Prosecutor Rick Distaso told the jury that Peterson could not stand the thought of being trapped in a "dull, boring, married life with kids," and either strangled or smothered his wife and dumped her weighted-down body overboard from his fishing boat.

"He wants to live the rich, successful, freewheeling bachelor life. He can't do that when he's paying child support, alimony and everything else," Distaso said. "He didn't want to be tied to this kid the rest of his life. He didn't want to be tied to Laci for the rest of his life. So he killed her."

The jury heard how Peterson had bought a two-day ocean-fishing license days before his wife disappeared, yet claimed his fishing trip was a last-minute substitution for golf because of blustery weather. Prosecutors also offered evidence suggesting he used a bag of cement mix to make concrete anchors to sink his wife's body into the bay.

After a day off for Veterans Day, jurors resumed deliberations Friday at the end of a chaotic week in which the judge removed two members of the panel. The final 12 members deliberated for about 8 hours Wednesday and Friday before reaching their verdict, which the judge prohibited from being broadcast on television.

Prosecutors and defense lawyers remain under a gag order that prevents them from commenting.

A huge crowd massed outside the courthouse in Redwood City, where the case was moved after defense attorneys argued Peterson had been demonized in his hometown of Modesto to the point that he couldn't get a fair trial. "He's a sicko. He needs to fry," said Bob Johnston, 42. "I wanted to see that justice was served."

As the courtroom emptied, throngs of well-wishers cheered Laci's Peterson's family. Gwendolyn Kemple, a distant relative of Sharon Rocha, was crying and shaking, saying "We're just elated."

Outside the courthouse, someone in the crowd booed Jackie Peterson, Scott's mother, before the family was rushed away by police. Someone else in the crowd shouted "SHE didn't kill her!"

Peterson never took the stand in the trial. His lawyers argued that he was the victim of a frame-up. They suggested that someone else — perhaps homeless people, sex offenders or suspicious-looking characters spotted in the neighborhood — abducted Laci Peterson while she walked the dog, then killed her and dumped the body in the water after learning of Peterson's fishing-trip alibi.

Peterson's lawyers also offered evidence that the fetus may have died days or weeks after the disappearance, when Scott was being watched closely by the police and the media.

And they explained his lies and inconsistent statements about his affair and his activities around the time of the disappearance as the mutterings of a man in the midst of a breakdown over his missing wife.

Defense attorney Mark Geragos acknowledged the jurors probably hated Peterson, and pleaded with them not to convict him simply because the prosecution had made him look like a "jerk and a liar."

Geragos also noted the lingering questions about how Laci died. "Maybe the logical explanation for the fact that we have no evidence of her struggling in that house, dying in that house is because it didn't happen in that house," he said.
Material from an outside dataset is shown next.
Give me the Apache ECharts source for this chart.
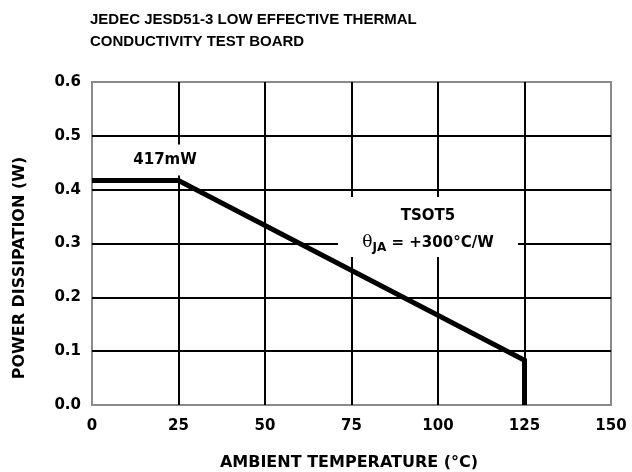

In addition, Geragos said police found that someone had used a computer in the Petersons' home on the morning Laci vanished — after authorities contend Laci was already dead — to search Web sites for a scarf and a sunflower-motif umbrella stand. He suggested the user was Laci Peterson.

The story proved irresistible to the cable networks, which almost every night brought in experts to pick apart the two sides' legal strategies and expound on some of the soap opera aspects of the case, which included hours of secretly taped calls in which Peterson spun out elaborate tales to Frey.

Frey herself testified, saying that Peterson told her during their affair that he had "lost his wife." But she said that in all their recorded conversations, he repeatedly professed his love for his wife and never said anything to incriminate himself in her slaying.